With the beginning of the Second World War, Agar applied to
the Royal Canadian Air Force (RCAF), but was rejected because he
was 38 years-old, placing him over the age limit at the time.
An opportunity to join the RCAF later presented itself to
Agar in 1940 when there was an expansion of the British
Commonwealth Air Training Plan that brought a sudden increase in
demand for pilot instructors. Agar was accepted by the RCAF and
completed his training at Moose Jaw, Saskatchewan and Trenton,
Ontario.
As a flight instructor, he served at Edmonton and High River,
Alberta. He also taught at Abbotsford in British Columbia.

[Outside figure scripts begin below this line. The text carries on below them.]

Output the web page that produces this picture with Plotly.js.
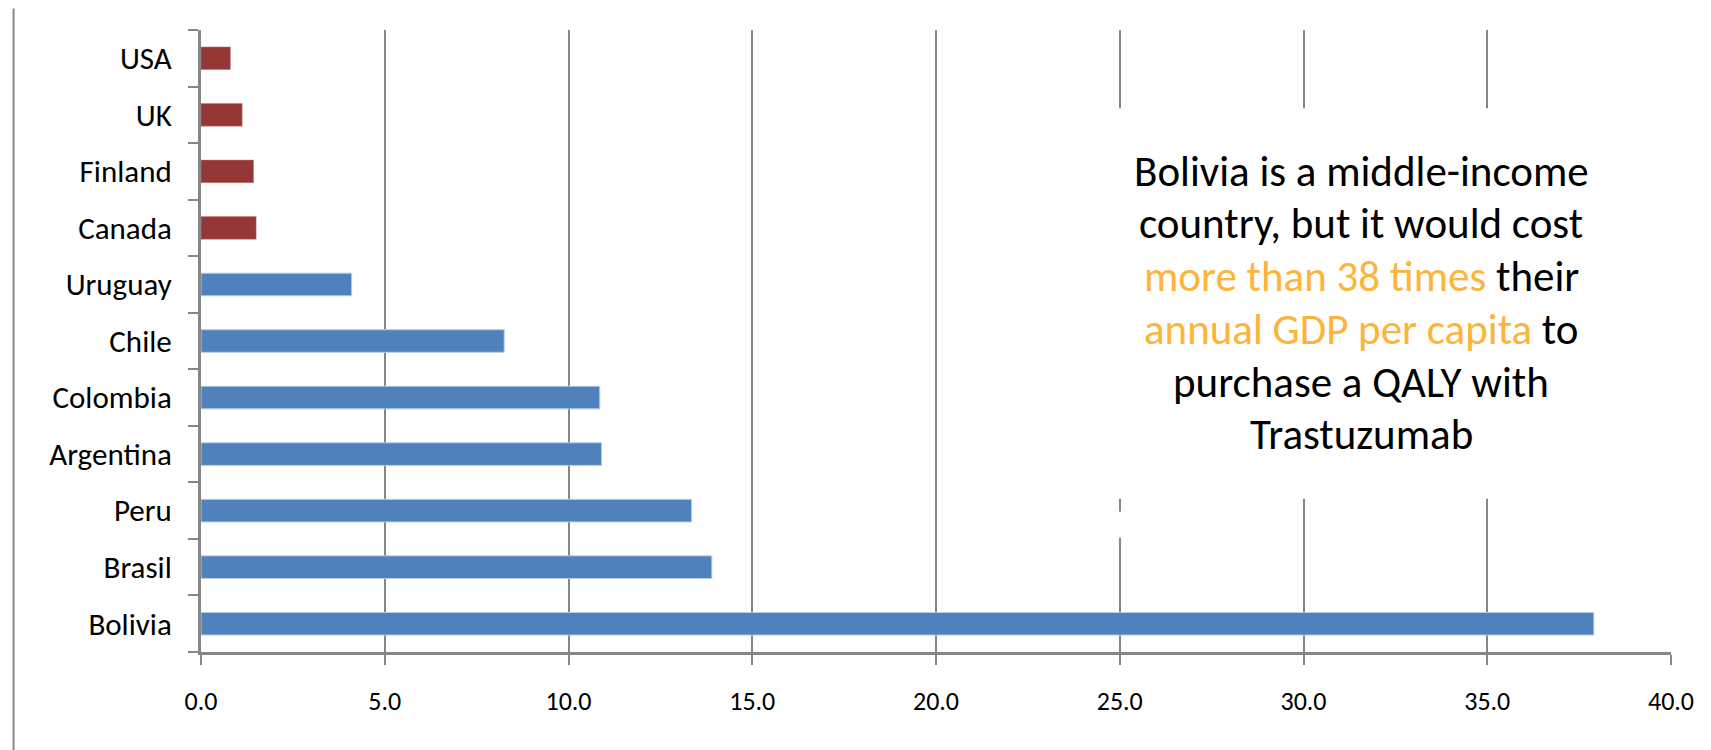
<!DOCTYPE html>
<html>
<head>
<meta charset="utf-8">
<script src="https://cdn.plot.ly/plotly-3.0.1.min.js"></script>
<style>html,body{margin:0;padding:0;background:#fff;}#chart{width:1711px;height:750px;}</style>
</head>
<body>
<div id="chart"></div>
<script>
// Category order, bottom to top
const categories = ["Bolivia","Brasil","Peru","Argentina","Colombia","Chile","Uruguay","Canada","Finland","UK","USA"];
// Latin American countries (blue)
const latamCountries = ["Bolivia","Brasil","Peru","Argentina","Colombia","Chile","Uruguay"];
const latamValues    = [37.9, 13.9, 13.35, 10.9, 10.85, 8.25, 4.1];
// High-income countries (red)
const highCountries  = ["Canada","Finland","UK","USA"];
const highValues     = [1.5, 1.43, 1.12, 0.8];
// Axis ticks
const xTickValues = [0,5,10,15,20,25,30,35,40];
// Annotation lines
const ORANGE = "#FDB43B";
const noteLines = [
  "Bolivia is a middle-income",
  "country, but it would cost",
  "<span style='color:" + ORANGE + "'>more than 38 times</span> their",
  "<span style='color:" + ORANGE + "'>annual GDP per capita</span> to",
  "purchase a QALY with",
  "Trastuzumab"
];

const FONT = "Carlito, Lato, 'Open Sans', sans-serif";
const GRAY = "#868686";

const traces = [
  {type:"bar", orientation:"h", y:latamCountries, x:latamValues, width:0.4,
   marker:{color:"#4F81BD", line:{color:"#B9CDE5", width:1}}, hoverinfo:"x+y"},
  {type:"bar", orientation:"h", y:highCountries, x:highValues, width:0.4,
   marker:{color:"#953735", line:{color:"#C08080", width:0.5}}, hoverinfo:"x+y"}
];

const L=200.5, R=40, T=29.5, B=97.5, W=1711, H=750;
const pw=W-L-R, ph=H-T-B;
const px=X=>(X-L)/pw, py=Y=>(H-B-Y)/ph;

const LINE_GAP = 52.8, BLOCK_MID = 303;
const annotations = noteLines.map((t,i)=>({
  xref:"paper", yref:"paper", x:px(1361),
  y:py(BLOCK_MID + (i - (noteLines.length-1)/2)*LINE_GAP),
  xanchor:"center", yanchor:"middle", showarrow:false, align:"center", borderpad:0,
  font:{size:43, family:FONT, color:"#000"}, text:t
}));

const layout = {
  width:W, height:H, showlegend:false, barmode:"overlay",
  paper_bgcolor:"#fff", plot_bgcolor:"#fff",
  margin:{l:L, r:R, t:T, b:B},
  font:{family:FONT, color:"#000"},
  xaxis:{range:[0,40], tickvals:xTickValues, tickformat:".1f",
    showgrid:true, gridcolor:GRAY, gridwidth:2,
    showline:true, linecolor:GRAY, linewidth:3,
    ticks:"outside", ticklen:10, tickwidth:2, tickcolor:GRAY,
    ticklabelstandoff:14, zeroline:false,
    tickfont:{size:26, family:FONT, color:"#000"}, fixedrange:true},
  yaxis:{type:"category", categoryorder:"array", categoryarray:categories,
    range:[-0.5,10.5], showgrid:false, zeroline:false,
    showline:true, linecolor:GRAY, linewidth:3,
    ticks:"outside", tickson:"boundaries", ticklen:10, tickwidth:2, tickcolor:GRAY,
    ticklabelstandoff:20,
    tickfont:{size:31, family:FONT, color:"#000"}, fixedrange:true},
  shapes:[
    {type:"rect", xref:"paper", yref:"paper", layer:"above",
     x0:px(1095), x1:px(1695), y0:py(499), y1:py(108),
     fillcolor:"#fff", line:{width:0}},
    {type:"rect", xref:"paper", yref:"paper", layer:"above",
     x0:px(1113), x1:px(1121), y0:py(538), y1:py(512),
     fillcolor:"#fff", line:{width:0}},
    {type:"line", xref:"paper", yref:"paper",
     x0:px(13), x1:px(13), y0:py(752), y1:py(8),
     line:{color:GRAY, width:2}}
  ],
  annotations:annotations
};

Plotly.newPlot("chart", traces, layout, {displayModeBar:false, staticPlot:true});
</script>
</body>
</html>
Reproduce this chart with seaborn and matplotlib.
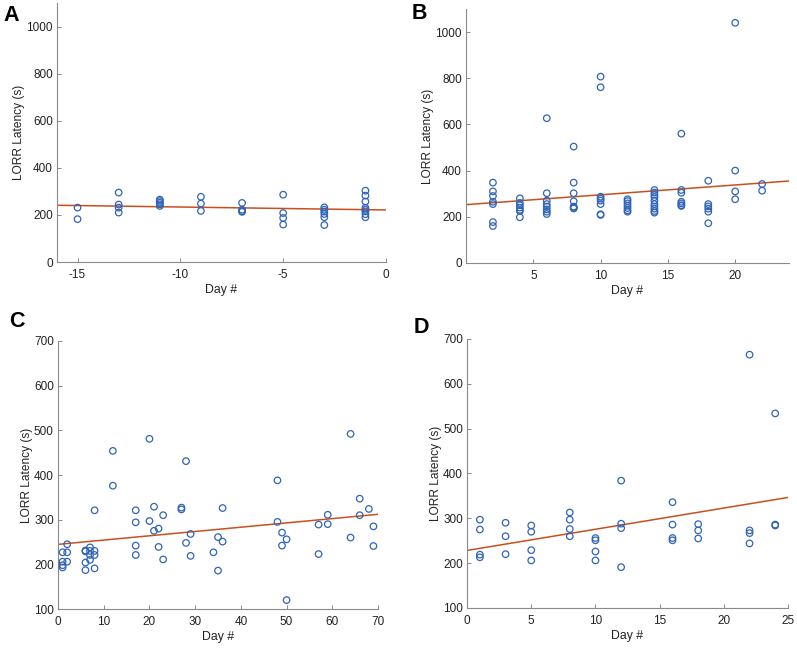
import matplotlib
matplotlib.use("Agg")
import matplotlib.pyplot as plt
import seaborn as sns
import pandas as pd

# Panel A: days before, grouped by day
days_a = [-15, -13, -11, -9, -7, -5, -3, -1]
lat_a = [
    [231, 182],
    [295, 244, 231, 210],
    [265, 259, 252, 245, 238],
    [277, 248, 217],
    [251, 222, 216, 213],
    [286, 208, 187, 159],
    [232, 222, 214, 204, 190, 157],
    [303, 282, 257, 230, 222, 215, 203, 190],
]

# Panel B
days_b = [2, 4, 6, 8, 10, 12, 14, 16, 18, 20, 22]
lat_b = [
    [348, 310, 290, 265, 255, 177, 160],
    [280, 260, 250, 240, 230, 225, 198],
    [627, 302, 270, 255, 244, 232, 222, 212],
    [504, 348, 302, 267, 244, 240, 236],
    [807, 761, 287, 278, 270, 255, 211, 208],
    [276, 268, 258, 248, 238, 228, 222],
    [316, 305, 295, 285, 270, 255, 245, 235, 225, 218],
    [560, 316, 304, 265, 258, 250, 247],
    [356, 255, 245, 235, 222, 172],
    [1040, 400, 310, 276],
    [342, 313],
]

# Panel C
days_c = [1, 1, 1, 1, 2, 2, 2, 6, 6, 6, 6, 7, 7, 7, 7, 8, 8, 8, 8, 12, 12,
          17, 17, 17, 17, 20, 20, 21, 21, 22, 22, 23, 23, 27, 27, 28, 28,
          29, 29, 34, 35, 35, 36, 36, 48, 48, 49, 49, 50, 50, 57, 57, 59, 59,
          64, 64, 66, 66, 68, 69, 69]
lat_c = [227, 206, 198, 193, 245, 227, 206, 231, 229, 204, 187, 238, 230, 221,
         210, 321, 230, 221, 191, 454, 376, 321, 294, 242, 221, 481, 297, 329,
         275, 280, 239, 310, 211, 327, 323, 431, 248, 268, 219, 227, 261, 186,
         326, 251, 388, 295, 271, 242, 256, 120, 289, 223, 311, 290, 492, 260,
         347, 310, 324, 285, 241]

# Panel D
days_d = [1, 1, 1, 1, 3, 3, 3, 5, 5, 5, 5, 8, 8, 8, 8, 10, 10, 10, 10,
          12, 12, 12, 12, 16, 16, 16, 16, 18, 18, 18, 22, 22, 22, 22, 24, 24, 24]
lat_d = [297, 275, 219, 213, 290, 260, 220, 284, 270, 229, 206, 313, 297, 276,
         260, 256, 251, 226, 206, 384, 288, 278, 191, 336, 286, 256, 251, 287,
         273, 255, 665, 273, 267, 244, 534, 286, 284]


def grouped_df(days, groups):
    rows = [(d, v) for d, g in zip(days, groups) for v in g]
    return pd.DataFrame(rows, columns=["day", "lorr"])


df_a = grouped_df(days_a, lat_a)
df_b = grouped_df(days_b, lat_b)
df_c = pd.DataFrame({"day": days_c, "lorr": lat_c})
df_d = pd.DataFrame({"day": days_d, "lorr": lat_d})

sns.set_style("ticks")
plt.rcParams["font.family"] = ["Liberation Sans", "DejaVu Sans"]
plt.rcParams["axes.unicode_minus"] = False

blue = "#2f64b8"
orange = "#c8501f"
axis_gray = "#8a8a8a"
text_col = "#222222"

fig = plt.figure(figsize=(7.97, 6.49), dpi=100)

panels = [
    ("A", df_a, [0.0715, 0.5963, 0.4128, 0.399], (-16, 0), (0, 1100),
     [-15, -10, -5, 0], [0, 200, 400, 600, 800, 1000], (0.004, 0.993)),
    ("B", df_b, [0.5847, 0.5948, 0.4053, 0.3914], (0, 24), (0, 1100),
     [5, 10, 15, 20], [0, 200, 400, 600, 800, 1000], (0.517, 0.996)),
    ("C", df_c, [0.0728, 0.0616, 0.4015, 0.413], (0, 70), (100, 700),
     [0, 10, 20, 30, 40, 50, 60, 70], [100, 200, 300, 400, 500, 600, 700], (0.012, 0.521)),
    ("D", df_d, [0.586, 0.0632, 0.4028, 0.4145], (0, 25), (100, 700),
     [0, 5, 10, 15, 20, 25], [100, 200, 300, 400, 500, 600, 700], (0.519, 0.511)),
]

for letter, df, rect, xlim, ylim, xt, yt, lpos in panels:
    ax = fig.add_axes(rect)
    ax.set_xlim(*xlim)
    ax.set_ylim(*ylim)
    sns.regplot(data=df, x="day", y="lorr", ax=ax, scatter=False, ci=None,
                truncate=False, color=orange, line_kws={"linewidth": 1.1})
    sns.scatterplot(data=df, x="day", y="lorr", ax=ax, marker="o", s=22,
                    facecolor="none", edgecolor=blue, linewidth=0.9, zorder=3)
    ax.set_xlim(*xlim)
    ax.set_ylim(*ylim)
    ax.set_xticks(xt)
    ax.set_yticks(yt)
    ax.set_xlabel("Day #", fontsize=8.8, color=text_col, labelpad=2)
    ax.set_ylabel("LORR Latency (s)", fontsize=8.6, color=text_col, labelpad=1)
    ax.tick_params(direction="in", length=3, width=0.7, colors=axis_gray,
                   labelcolor=text_col, labelsize=8.5)
    ax.tick_params(axis="x", pad=5)
    ax.tick_params(axis="y", pad=3)
    sns.despine(ax=ax)
    for side in ["left", "bottom"]:
        ax.spines[side].set_color(axis_gray)
        ax.spines[side].set_linewidth(0.8)
    fig.text(lpos[0], lpos[1], letter, fontsize=15.5, fontweight="bold",
             ha="left", va="top", color="black")

fig.savefig("out.png", dpi=100)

Agar was an outstanding flight instructor and was awarded an
Air Force Cross (AFC). In 1945, he was discharged from the RCAF,
because he had reached the maximum age allowed for aircrew.
Agar decided to move his family to Penticton, British
Columbia. While there, he worked with other past members of the
RCAF including Barney Bent, a pilot, and Alf Stringer, a
maintenance engineer, to form the South Okanagan Flying Club.
Because they were a club, they were restricted to training
and this quickly proved limiting for them. They decided to
relocate to Kelowna where they formed Okanagan Air Service. The
new company included training, charter flying, and crop
spraying. They still did not have the business volume they
needed, and in an effort to improve their profits they decided
to acquire a Bell 47-B3 helicopter.
To raise the money to purchase the helicopter, Agar and his
partners agreed to make their company public and sold shares.
They succeeded in raising the funds they needed, and on 9 August
1947 they purchased the first commercial helicopter in Canada.
The machine was used to spray orchards with insecticides.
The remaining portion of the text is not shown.